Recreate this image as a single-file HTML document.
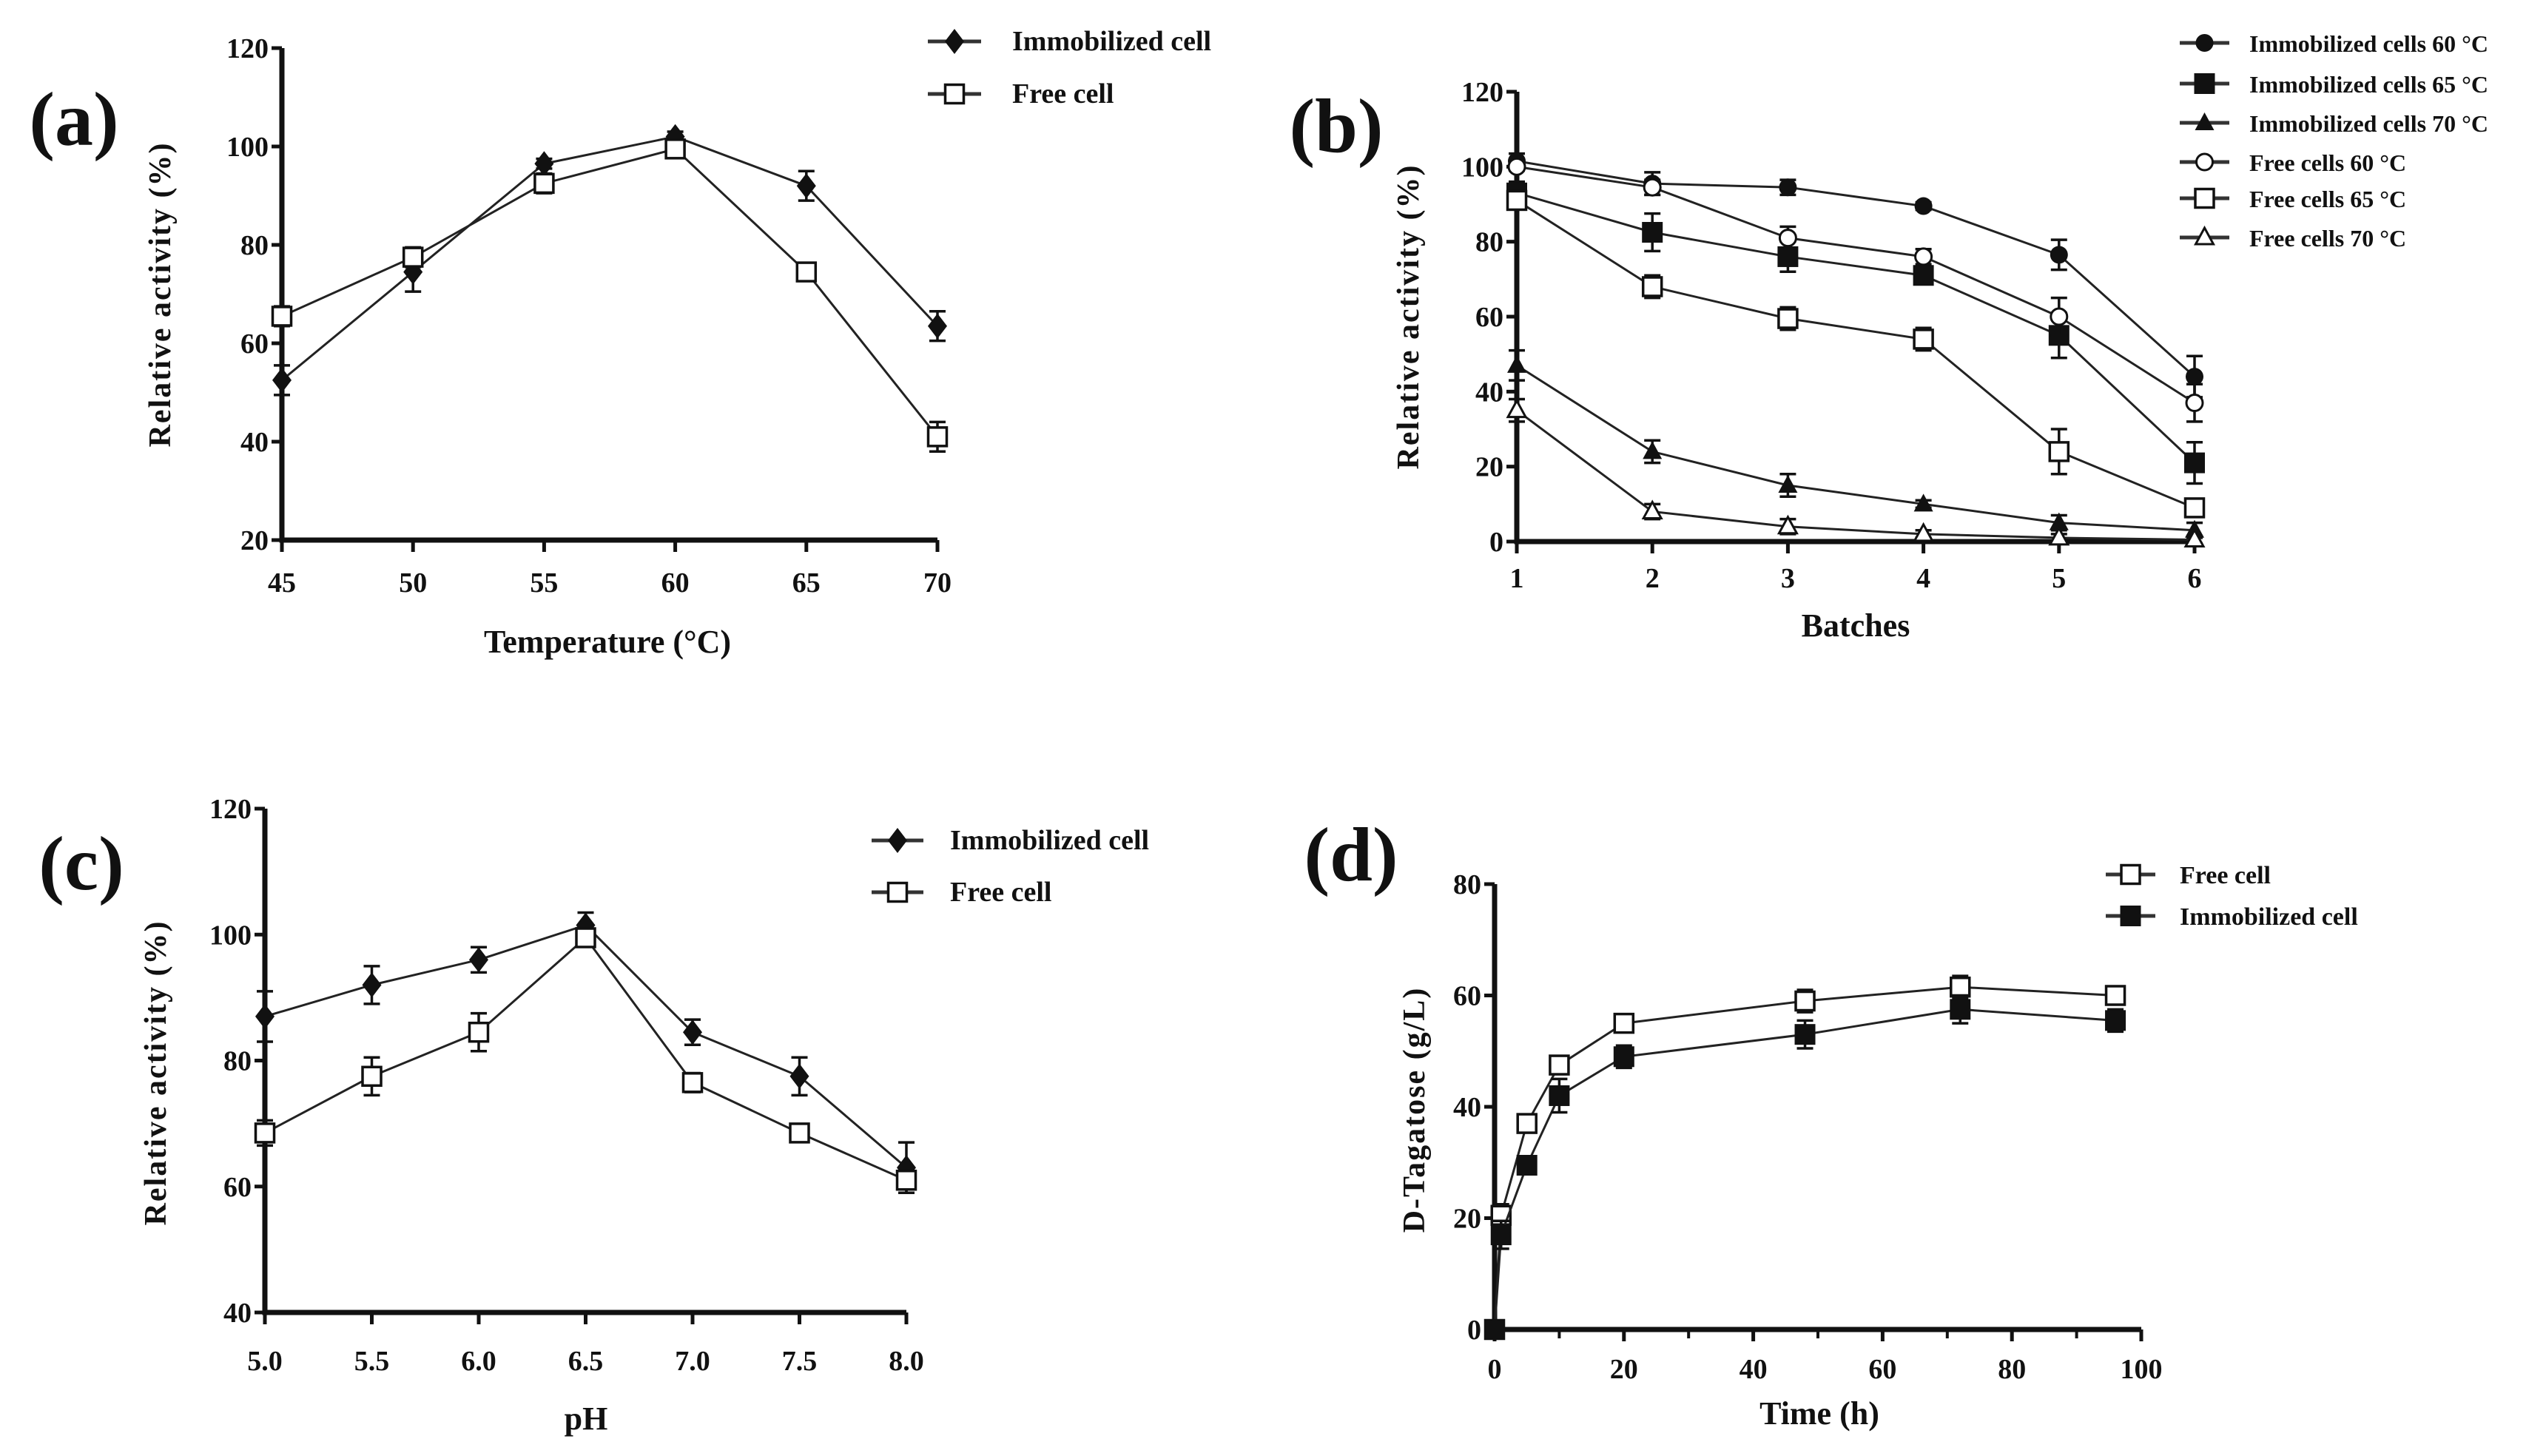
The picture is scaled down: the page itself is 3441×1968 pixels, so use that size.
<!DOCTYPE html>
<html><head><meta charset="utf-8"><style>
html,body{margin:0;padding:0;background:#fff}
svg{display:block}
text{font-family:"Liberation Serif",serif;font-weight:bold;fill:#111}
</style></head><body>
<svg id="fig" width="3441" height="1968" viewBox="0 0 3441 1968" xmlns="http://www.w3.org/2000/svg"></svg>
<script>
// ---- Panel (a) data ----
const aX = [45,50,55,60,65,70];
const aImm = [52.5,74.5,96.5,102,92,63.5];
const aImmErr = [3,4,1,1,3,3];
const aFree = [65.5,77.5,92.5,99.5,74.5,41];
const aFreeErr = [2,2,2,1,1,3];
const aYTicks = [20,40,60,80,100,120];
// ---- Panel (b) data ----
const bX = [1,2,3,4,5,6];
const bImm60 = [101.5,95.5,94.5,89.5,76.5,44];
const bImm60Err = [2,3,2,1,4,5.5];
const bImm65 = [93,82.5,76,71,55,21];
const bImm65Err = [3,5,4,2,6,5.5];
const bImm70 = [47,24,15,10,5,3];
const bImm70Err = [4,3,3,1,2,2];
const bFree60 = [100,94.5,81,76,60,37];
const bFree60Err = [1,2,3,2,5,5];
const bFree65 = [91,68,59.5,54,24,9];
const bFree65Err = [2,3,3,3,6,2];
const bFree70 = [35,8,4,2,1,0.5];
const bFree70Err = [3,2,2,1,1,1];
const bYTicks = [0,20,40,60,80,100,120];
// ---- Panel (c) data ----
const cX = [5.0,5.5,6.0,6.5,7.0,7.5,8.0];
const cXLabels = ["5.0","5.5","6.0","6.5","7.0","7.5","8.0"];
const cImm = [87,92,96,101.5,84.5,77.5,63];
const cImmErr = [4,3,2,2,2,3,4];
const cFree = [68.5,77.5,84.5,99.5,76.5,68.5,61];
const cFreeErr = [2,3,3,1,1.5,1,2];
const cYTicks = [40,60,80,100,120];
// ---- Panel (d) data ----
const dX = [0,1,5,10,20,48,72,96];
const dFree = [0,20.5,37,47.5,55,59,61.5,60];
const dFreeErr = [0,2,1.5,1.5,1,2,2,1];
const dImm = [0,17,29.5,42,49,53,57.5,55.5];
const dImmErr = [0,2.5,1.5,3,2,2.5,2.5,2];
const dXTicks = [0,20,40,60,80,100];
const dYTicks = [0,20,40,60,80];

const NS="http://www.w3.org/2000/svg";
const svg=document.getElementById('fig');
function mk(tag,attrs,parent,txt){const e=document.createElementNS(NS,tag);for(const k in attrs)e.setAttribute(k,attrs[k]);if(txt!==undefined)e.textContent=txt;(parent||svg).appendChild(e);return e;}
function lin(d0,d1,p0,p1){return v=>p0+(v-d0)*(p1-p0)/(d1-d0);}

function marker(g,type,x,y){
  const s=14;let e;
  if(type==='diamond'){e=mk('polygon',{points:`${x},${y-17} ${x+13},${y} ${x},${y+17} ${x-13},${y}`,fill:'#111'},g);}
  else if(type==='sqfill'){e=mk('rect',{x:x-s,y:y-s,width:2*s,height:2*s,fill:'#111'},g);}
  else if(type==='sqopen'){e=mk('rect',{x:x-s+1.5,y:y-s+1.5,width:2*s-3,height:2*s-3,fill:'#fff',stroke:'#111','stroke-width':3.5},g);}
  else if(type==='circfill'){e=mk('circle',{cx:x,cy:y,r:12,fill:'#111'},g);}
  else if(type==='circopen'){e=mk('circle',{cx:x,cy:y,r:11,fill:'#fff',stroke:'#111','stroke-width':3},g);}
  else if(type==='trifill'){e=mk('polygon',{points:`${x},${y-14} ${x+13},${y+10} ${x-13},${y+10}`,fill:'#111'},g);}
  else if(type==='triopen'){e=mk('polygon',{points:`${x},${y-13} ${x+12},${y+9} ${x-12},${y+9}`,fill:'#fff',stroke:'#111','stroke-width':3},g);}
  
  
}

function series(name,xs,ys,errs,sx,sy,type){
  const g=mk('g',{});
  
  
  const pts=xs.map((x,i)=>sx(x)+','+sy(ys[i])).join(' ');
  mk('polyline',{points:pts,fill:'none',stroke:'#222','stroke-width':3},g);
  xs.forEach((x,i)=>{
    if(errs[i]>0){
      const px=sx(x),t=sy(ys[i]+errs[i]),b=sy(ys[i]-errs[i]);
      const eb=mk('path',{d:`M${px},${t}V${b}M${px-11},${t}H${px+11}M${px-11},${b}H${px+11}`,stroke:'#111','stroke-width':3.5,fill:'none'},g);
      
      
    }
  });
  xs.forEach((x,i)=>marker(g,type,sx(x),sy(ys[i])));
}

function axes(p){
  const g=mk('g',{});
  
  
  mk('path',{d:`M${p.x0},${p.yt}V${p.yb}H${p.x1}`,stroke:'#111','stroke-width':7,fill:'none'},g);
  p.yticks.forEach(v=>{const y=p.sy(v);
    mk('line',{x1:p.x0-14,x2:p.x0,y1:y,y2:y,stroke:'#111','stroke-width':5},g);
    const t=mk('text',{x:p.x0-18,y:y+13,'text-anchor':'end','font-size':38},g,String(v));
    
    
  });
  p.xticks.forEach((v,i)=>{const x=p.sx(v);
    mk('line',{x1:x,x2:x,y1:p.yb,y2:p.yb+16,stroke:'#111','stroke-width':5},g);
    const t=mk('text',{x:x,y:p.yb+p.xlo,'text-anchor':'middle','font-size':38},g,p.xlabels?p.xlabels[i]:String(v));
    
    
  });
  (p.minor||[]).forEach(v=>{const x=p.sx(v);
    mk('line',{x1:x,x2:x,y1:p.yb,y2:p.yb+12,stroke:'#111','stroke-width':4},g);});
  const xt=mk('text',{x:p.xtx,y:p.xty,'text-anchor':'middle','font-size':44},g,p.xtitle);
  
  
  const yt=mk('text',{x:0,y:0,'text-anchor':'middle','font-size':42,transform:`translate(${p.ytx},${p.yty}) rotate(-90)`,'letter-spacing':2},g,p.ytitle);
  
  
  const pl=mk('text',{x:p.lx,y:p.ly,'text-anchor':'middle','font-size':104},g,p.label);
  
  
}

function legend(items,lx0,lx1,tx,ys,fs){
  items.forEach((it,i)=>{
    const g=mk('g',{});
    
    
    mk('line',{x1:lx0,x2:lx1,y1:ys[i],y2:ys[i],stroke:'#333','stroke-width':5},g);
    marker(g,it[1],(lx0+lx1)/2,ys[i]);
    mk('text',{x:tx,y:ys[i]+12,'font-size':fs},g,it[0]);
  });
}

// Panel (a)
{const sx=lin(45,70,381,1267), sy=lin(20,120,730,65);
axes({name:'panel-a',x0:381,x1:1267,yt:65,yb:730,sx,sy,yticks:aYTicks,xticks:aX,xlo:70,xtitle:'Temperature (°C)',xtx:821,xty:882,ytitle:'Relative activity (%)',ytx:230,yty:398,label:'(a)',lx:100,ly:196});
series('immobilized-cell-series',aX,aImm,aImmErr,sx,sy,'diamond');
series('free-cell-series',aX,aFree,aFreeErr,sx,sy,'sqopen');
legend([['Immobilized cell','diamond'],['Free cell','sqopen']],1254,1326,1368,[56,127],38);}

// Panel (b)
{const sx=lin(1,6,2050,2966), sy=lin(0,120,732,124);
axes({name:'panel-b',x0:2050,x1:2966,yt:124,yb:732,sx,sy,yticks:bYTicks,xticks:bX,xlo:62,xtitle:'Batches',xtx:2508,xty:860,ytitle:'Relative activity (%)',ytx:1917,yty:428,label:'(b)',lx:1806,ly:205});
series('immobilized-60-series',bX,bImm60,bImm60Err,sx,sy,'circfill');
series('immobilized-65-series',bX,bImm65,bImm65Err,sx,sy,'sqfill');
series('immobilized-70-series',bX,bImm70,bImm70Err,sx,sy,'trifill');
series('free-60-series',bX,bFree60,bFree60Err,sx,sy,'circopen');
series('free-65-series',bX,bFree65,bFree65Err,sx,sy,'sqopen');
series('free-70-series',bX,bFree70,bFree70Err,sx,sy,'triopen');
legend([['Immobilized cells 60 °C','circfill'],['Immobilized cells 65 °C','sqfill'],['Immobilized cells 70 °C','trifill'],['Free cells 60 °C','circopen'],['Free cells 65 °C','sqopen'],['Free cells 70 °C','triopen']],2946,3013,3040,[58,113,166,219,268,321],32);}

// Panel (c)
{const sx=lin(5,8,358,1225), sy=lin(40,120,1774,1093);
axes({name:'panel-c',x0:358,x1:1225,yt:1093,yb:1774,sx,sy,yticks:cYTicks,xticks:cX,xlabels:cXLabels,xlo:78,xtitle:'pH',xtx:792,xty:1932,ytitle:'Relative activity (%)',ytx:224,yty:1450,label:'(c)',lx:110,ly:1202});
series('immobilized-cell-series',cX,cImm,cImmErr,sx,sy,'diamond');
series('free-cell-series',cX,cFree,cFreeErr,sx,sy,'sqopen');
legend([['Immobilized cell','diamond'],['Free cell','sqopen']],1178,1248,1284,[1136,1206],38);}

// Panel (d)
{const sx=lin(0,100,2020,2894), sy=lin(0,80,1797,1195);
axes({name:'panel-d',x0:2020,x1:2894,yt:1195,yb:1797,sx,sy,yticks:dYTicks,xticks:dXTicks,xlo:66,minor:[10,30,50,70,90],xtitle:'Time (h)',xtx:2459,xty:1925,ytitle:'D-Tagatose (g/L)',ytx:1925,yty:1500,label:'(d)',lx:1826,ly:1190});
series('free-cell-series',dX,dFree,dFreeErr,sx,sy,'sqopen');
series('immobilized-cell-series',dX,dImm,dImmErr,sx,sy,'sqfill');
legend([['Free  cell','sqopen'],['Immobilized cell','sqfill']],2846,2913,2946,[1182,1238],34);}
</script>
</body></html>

============================================================

- _DIRECTION_:
Would you reproduce the lines above, from the very first through the line containing "const dYTicks = [0,20,40,60,80];", exactly and without the pictures?

- _WRITTEN RESPONSE_:
Recreate this image as a single-file HTML document.
The picture is scaled down: the page itself is 3441×1968 pixels, so use that size.
<!DOCTYPE html>
<html><head><meta charset="utf-8"><style>
html,body{margin:0;padding:0;background:#fff}
svg{display:block}
text{font-family:"Liberation Serif",serif;font-weight:bold;fill:#111}
</style></head><body>
<svg id="fig" width="3441" height="1968" viewBox="0 0 3441 1968" xmlns="http://www.w3.org/2000/svg"></svg>
<script>
// ---- Panel (a) data ----
const aX = [45,50,55,60,65,70];
const aImm = [52.5,74.5,96.5,102,92,63.5];
const aImmErr = [3,4,1,1,3,3];
const aFree = [65.5,77.5,92.5,99.5,74.5,41];
const aFreeErr = [2,2,2,1,1,3];
const aYTicks = [20,40,60,80,100,120];
// ---- Panel (b) data ----
const bX = [1,2,3,4,5,6];
const bImm60 = [101.5,95.5,94.5,89.5,76.5,44];
const bImm60Err = [2,3,2,1,4,5.5];
const bImm65 = [93,82.5,76,71,55,21];
const bImm65Err = [3,5,4,2,6,5.5];
const bImm70 = [47,24,15,10,5,3];
const bImm70Err = [4,3,3,1,2,2];
const bFree60 = [100,94.5,81,76,60,37];
const bFree60Err = [1,2,3,2,5,5];
const bFree65 = [91,68,59.5,54,24,9];
const bFree65Err = [2,3,3,3,6,2];
const bFree70 = [35,8,4,2,1,0.5];
const bFree70Err = [3,2,2,1,1,1];
const bYTicks = [0,20,40,60,80,100,120];
// ---- Panel (c) data ----
const cX = [5.0,5.5,6.0,6.5,7.0,7.5,8.0];
const cXLabels = ["5.0","5.5","6.0","6.5","7.0","7.5","8.0"];
const cImm = [87,92,96,101.5,84.5,77.5,63];
const cImmErr = [4,3,2,2,2,3,4];
const cFree = [68.5,77.5,84.5,99.5,76.5,68.5,61];
const cFreeErr = [2,3,3,1,1.5,1,2];
const cYTicks = [40,60,80,100,120];
// ---- Panel (d) data ----
const dX = [0,1,5,10,20,48,72,96];
const dFree = [0,20.5,37,47.5,55,59,61.5,60];
const dFreeErr = [0,2,1.5,1.5,1,2,2,1];
const dImm = [0,17,29.5,42,49,53,57.5,55.5];
const dImmErr = [0,2.5,1.5,3,2,2.5,2.5,2];
const dXTicks = [0,20,40,60,80,100];
const dYTicks = [0,20,40,60,80];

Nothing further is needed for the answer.